**TASK PROMPT:** Exactly the lines from the one containing "Clone this chart in matplotlib." through the one containing "c_ww = '#4a3c5c'" are to be returned, please, without any pictures.

**RECORD EXCERPTS:**
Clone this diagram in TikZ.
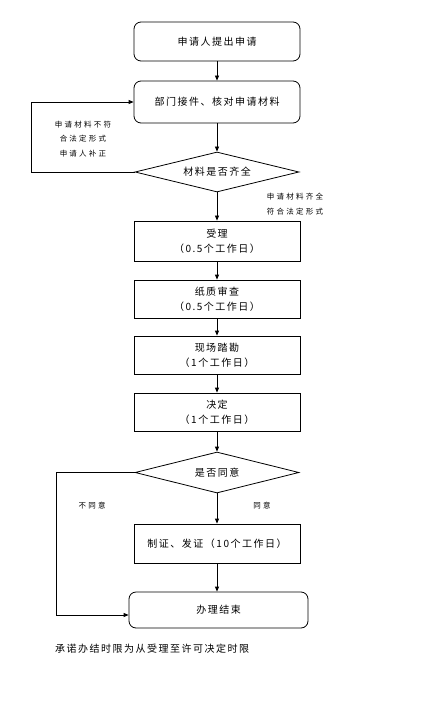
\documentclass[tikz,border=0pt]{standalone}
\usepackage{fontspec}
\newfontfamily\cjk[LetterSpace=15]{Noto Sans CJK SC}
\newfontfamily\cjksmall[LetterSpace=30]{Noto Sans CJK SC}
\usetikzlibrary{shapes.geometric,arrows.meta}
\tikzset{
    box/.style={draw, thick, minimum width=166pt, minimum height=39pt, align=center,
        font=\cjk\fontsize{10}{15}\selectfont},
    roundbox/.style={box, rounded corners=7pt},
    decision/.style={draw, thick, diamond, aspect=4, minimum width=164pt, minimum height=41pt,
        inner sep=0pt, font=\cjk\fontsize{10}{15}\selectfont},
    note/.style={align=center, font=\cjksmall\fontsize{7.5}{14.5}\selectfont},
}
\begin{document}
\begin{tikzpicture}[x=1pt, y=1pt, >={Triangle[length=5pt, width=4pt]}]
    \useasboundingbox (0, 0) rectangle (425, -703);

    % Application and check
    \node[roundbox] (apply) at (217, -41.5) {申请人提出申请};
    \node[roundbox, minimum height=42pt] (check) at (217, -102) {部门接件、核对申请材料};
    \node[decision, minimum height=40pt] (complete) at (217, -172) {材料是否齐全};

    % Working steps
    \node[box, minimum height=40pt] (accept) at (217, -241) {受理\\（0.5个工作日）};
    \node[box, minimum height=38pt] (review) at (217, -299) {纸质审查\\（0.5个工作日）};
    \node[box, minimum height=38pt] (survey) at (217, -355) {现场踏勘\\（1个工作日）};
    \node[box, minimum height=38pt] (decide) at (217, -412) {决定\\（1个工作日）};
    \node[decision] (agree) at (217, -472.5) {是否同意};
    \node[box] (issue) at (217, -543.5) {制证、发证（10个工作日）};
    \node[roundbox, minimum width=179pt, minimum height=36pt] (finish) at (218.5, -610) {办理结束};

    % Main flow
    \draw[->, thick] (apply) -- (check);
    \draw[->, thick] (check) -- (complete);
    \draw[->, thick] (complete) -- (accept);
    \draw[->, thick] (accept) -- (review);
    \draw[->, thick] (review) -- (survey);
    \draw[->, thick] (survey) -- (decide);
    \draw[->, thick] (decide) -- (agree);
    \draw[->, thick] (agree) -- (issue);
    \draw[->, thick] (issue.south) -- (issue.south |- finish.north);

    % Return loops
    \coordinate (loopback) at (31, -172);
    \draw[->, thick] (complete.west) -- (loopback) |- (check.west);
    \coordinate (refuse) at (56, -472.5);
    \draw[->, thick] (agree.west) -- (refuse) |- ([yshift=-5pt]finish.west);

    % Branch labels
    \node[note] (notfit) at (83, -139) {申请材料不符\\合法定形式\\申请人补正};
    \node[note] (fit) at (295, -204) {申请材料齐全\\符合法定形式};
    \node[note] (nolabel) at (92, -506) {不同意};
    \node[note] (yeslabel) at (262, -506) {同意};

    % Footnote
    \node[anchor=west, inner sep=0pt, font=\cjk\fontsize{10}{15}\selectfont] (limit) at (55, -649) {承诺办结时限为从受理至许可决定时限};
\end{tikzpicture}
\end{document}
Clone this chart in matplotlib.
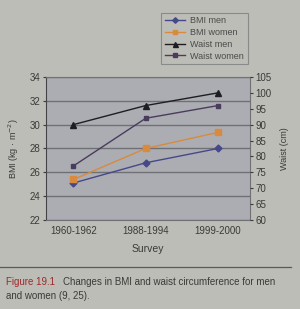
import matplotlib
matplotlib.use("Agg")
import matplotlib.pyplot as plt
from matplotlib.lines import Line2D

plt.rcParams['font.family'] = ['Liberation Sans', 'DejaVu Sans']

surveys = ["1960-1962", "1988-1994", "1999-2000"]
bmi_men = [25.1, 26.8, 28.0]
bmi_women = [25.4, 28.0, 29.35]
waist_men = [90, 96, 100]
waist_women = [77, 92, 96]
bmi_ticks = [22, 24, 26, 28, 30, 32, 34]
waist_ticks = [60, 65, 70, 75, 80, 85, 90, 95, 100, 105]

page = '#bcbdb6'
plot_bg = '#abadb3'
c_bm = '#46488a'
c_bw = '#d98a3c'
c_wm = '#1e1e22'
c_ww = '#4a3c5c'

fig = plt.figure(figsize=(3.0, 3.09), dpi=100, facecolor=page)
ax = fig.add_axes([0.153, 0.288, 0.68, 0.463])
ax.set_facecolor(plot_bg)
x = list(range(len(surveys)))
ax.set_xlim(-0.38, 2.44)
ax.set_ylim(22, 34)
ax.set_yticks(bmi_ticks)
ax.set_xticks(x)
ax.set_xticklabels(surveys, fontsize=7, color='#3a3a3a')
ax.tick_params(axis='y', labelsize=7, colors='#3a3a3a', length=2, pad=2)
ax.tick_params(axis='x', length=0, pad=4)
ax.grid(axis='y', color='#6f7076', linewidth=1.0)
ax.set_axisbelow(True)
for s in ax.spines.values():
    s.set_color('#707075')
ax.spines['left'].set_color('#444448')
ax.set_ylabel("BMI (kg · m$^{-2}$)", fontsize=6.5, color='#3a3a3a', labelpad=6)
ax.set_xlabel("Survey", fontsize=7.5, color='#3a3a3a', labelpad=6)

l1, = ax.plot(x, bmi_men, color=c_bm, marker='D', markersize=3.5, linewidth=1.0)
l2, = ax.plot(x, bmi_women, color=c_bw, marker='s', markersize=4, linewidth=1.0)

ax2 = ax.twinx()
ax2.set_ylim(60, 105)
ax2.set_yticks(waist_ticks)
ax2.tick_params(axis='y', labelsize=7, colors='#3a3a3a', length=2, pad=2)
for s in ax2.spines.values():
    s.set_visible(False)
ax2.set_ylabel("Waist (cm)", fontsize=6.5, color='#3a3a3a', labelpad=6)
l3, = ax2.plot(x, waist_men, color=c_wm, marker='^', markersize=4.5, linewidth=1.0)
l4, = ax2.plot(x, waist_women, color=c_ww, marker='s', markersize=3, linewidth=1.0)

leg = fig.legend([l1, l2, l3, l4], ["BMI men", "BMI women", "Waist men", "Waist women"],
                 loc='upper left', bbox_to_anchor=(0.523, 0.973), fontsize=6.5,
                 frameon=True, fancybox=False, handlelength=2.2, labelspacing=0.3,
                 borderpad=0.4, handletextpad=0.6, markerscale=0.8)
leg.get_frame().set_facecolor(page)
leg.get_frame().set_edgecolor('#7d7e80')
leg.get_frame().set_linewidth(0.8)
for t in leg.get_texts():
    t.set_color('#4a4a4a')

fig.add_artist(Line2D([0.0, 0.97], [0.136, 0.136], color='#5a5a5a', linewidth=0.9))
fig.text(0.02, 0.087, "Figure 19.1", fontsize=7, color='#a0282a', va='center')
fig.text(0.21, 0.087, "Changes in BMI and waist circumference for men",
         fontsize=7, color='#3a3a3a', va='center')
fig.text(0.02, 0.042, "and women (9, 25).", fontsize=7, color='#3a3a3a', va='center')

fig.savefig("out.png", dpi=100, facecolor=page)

**WRITTEN SOLUTION:**
Clone this chart in matplotlib.
import matplotlib
matplotlib.use("Agg")
import matplotlib.pyplot as plt
from matplotlib.lines import Line2D

plt.rcParams['font.family'] = ['Liberation Sans', 'DejaVu Sans']

surveys = ["1960-1962", "1988-1994", "1999-2000"]
bmi_men = [25.1, 26.8, 28.0]
bmi_women = [25.4, 28.0, 29.35]
waist_men = [90, 96, 100]
waist_women = [77, 92, 96]
bmi_ticks = [22, 24, 26, 28, 30, 32, 34]
waist_ticks = [60, 65, 70, 75, 80, 85, 90, 95, 100, 105]

page = '#bcbdb6'
plot_bg = '#abadb3'
c_bm = '#46488a'
c_bw = '#d98a3c'
c_wm = '#1e1e22'
c_ww = '#4a3c5c'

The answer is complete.